Produced by Julie McCullough Kim and directed by Bryan Embry, this fashion marathon let us see Dallas' best local up-and-coming designers as well as the bigger, more established industry names. They tackled a mountain of applicants and curated a multi-hour runway immersion with looks by 35 different labels. From model selection to accessorizing, each outfit sent down the catwalk was given hands-on care, producing a refined, detail-rich army of walking art. In addition to being a spectacular display, The Pin Show brought well-deserved national attention to our local burgeoning fashion scene. How they pulled it off, we'll never know, but damned if we aren't thankful that they did.

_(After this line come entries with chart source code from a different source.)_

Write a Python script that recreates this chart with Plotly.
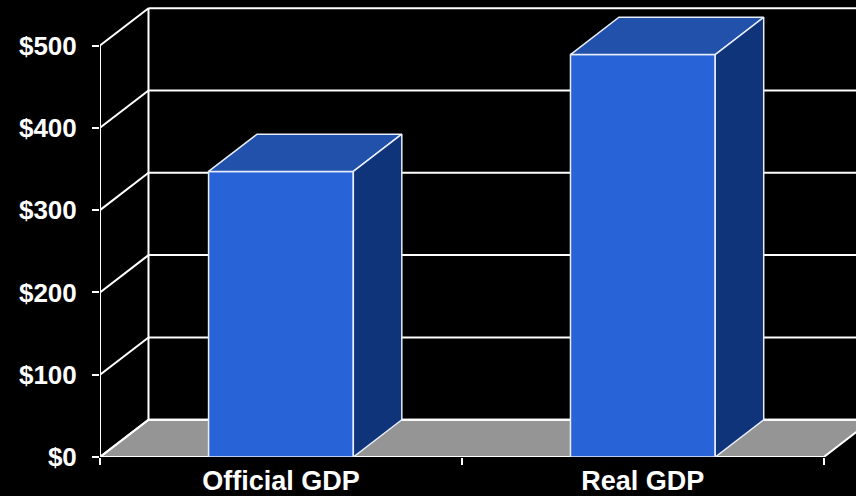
import plotly.graph_objects as go

categories = ["Official GDP", "Real GDP"]
values = [347, 489]
y_ticks = [0, 100, 200, 300, 400, 500]
y_tick_labels = ["$0", "$100", "$200", "$300", "$400", "$500"]

# 3D depth offsets (in axis units)
DX = 0.134
DZ = 45.3
BAR_W = 0.4

FRONT = "#2863D8"
TOP = "#2151AA"
SIDE = "#10347A"
FLOOR = "#959595"
WHITE = "#FFFFFF"
EDGE = "#E8EEFA"

xpos = list(range(len(categories)))
x_left = -0.5
x_right = len(categories) - 0.5

fig = go.Figure()
shapes = []

# floor
shapes.append(dict(type="path", xref="x", yref="y", layer="below",
                   path=f"M {x_left},0 L {x_right},0 L {x_right+DX},{DZ} L {x_left+DX},{DZ} Z",
                   fillcolor=FLOOR, line=dict(color=WHITE, width=2)))
# back wall gridlines and side wall diagonals
for v in y_ticks:
    shapes.append(dict(type="line", xref="x", yref="y", layer="below",
                       x0=x_left + DX, y0=v + DZ, x1=x_right + DX + 0.3, y1=v + DZ,
                       line=dict(color=WHITE, width=2)))
    shapes.append(dict(type="line", xref="x", yref="y", layer="below",
                       x0=x_left, y0=v, x1=x_left + DX, y1=v + DZ,
                       line=dict(color=WHITE, width=2)))
# back wall left edge
shapes.append(dict(type="line", xref="x", yref="y", layer="below",
                   x0=x_left + DX, y0=DZ, x1=x_left + DX, y1=y_ticks[-1] + DZ,
                   line=dict(color=WHITE, width=2)))
# front value axis line
shapes.append(dict(type="line", xref="x", yref="y", layer="below",
                   x0=x_left, y0=0, x1=x_left, y1=y_ticks[-1],
                   line=dict(color=WHITE, width=2)))

# front faces
fig.add_trace(go.Bar(x=xpos, y=values, width=BAR_W,
                     marker=dict(color=FRONT, line=dict(color=EDGE, width=1.5)),
                     hoverinfo="skip"))

# top and side faces
for x, v in zip(xpos, values):
    x0, x1 = x - BAR_W / 2, x + BAR_W / 2
    fig.add_trace(go.Scatter(x=[x0, x1, x1 + DX, x0 + DX, x0],
                             y=[v, v, v + DZ, v + DZ, v],
                             mode="lines", fill="toself", fillcolor=TOP,
                             line=dict(color=EDGE, width=1.5), hoverinfo="skip"))
    fig.add_trace(go.Scatter(x=[x1, x1 + DX, x1 + DX, x1, x1],
                             y=[0, DZ, v + DZ, v, 0],
                             mode="lines", fill="toself", fillcolor=SIDE,
                             line=dict(color=EDGE, width=1.5), hoverinfo="skip"))

fig.update_layout(
    width=856, height=496,
    margin=dict(l=100, r=0, t=0, b=39),
    paper_bgcolor="black", plot_bgcolor="black",
    showlegend=False, shapes=shapes, hovermode=False,
    font=dict(family="Liberation Sans, Arial, sans-serif", color=WHITE, size=24),
    xaxis=dict(range=[x_left, x_left + 756 / 361.9], showgrid=False, zeroline=False,
               showline=False, tickmode="array", tickvals=xpos, ticktext=categories,
               ticks="", automargin=False, ticklabelstandoff=5,
               tickfont=dict(size=27, weight="bold", color=WHITE),
               minor=dict(tickmode="array", tickvals=[x_left + i for i in range(len(categories) + 1)],
                          ticks="outside", ticklen=7, tickwidth=2, tickcolor=WHITE),
               fixedrange=True),
    yaxis=dict(range=[0, 457 / 0.823], showgrid=False, zeroline=False, showline=False,
               tickmode="array", tickvals=y_ticks, ticktext=y_tick_labels,
               ticks="outside", ticklen=7, tickwidth=2, tickcolor=WHITE,
               ticklabelstandoff=10, automargin=False,
               tickfont=dict(size=26, weight="bold", color=WHITE), fixedrange=True),
)

fig.write_html("out.html", config={"displayModeBar": False},
               post_script="document.body.style.margin='0';document.body.style.overflow='hidden';document.body.style.background='black';")
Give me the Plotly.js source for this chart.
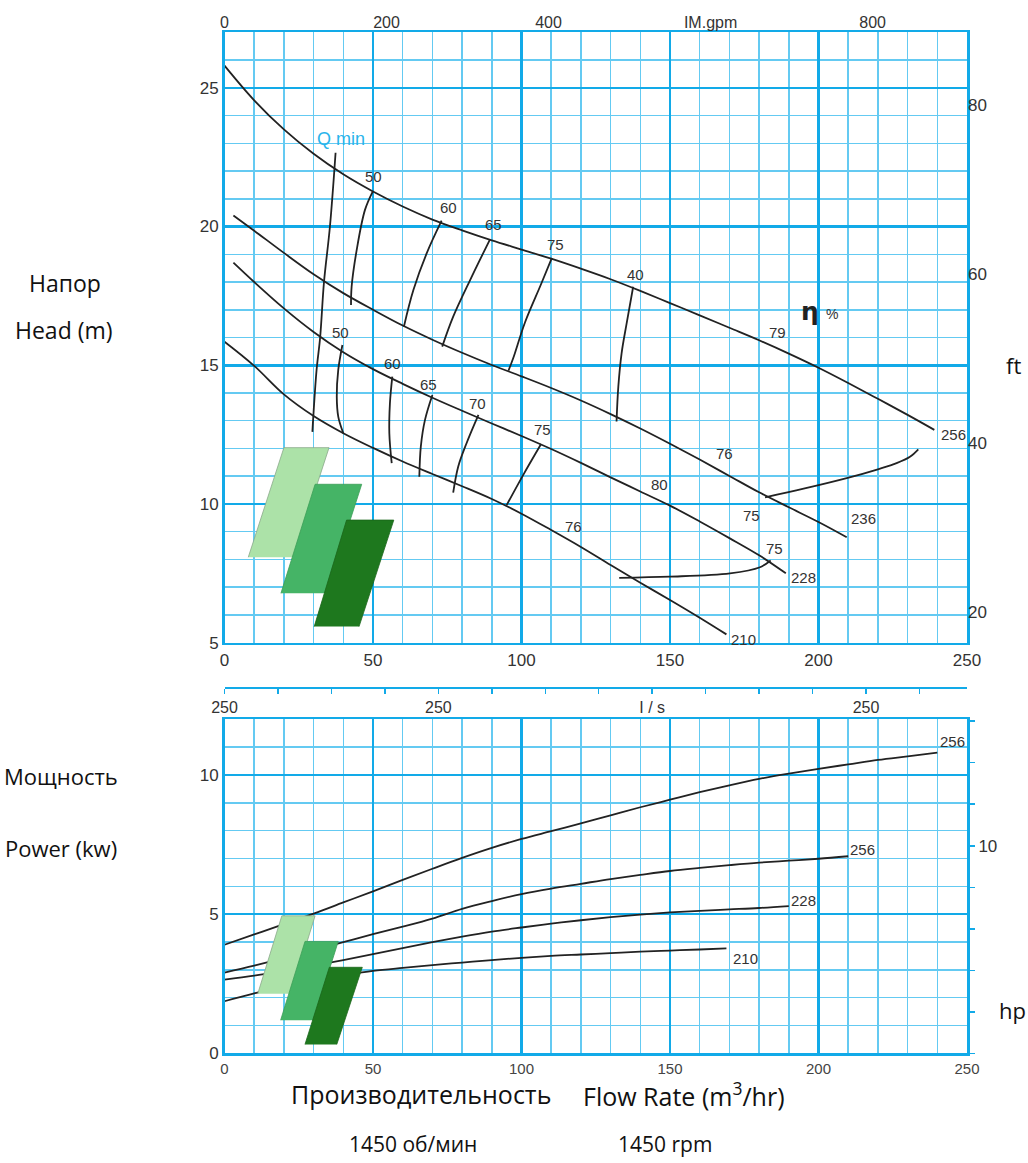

When we first heard that two guys were dressed like video game characters and painting a giant Nintendo mural in Deep Ellum, we didn't grasp the depth of the spectacle. A quick site visit revealed all: A graffiti artist named Kid NES and a graffiti writer named Eder had joined forces over their shared love of eight-bit gaming. Dressed up as WaLuigi and Wario, the arch nemeses of our favorite princess-seeking plumbers, the pair created a temporary mural. It looked like a screenshot from an early-model Mario Bros. edition, recreated on the side of Quixotic World. Only in this life-size version of the old school game, Mario was being painted into a trap where every possible joystick maneuver would end in his peril. Spinys, piranha plants, turtles and other-world-depositing green tubes all filled out the image. People went nuts. Women screamed from passing cars, professing their undying love of Nintendo through open windows. Vehicles flipped U-turns repeatedly so that the drivers could snag photographic evidence of the situation. Basically, it was awesome. And when the whole thing was done, they left us with a memento: a video of the mural being made, set to music.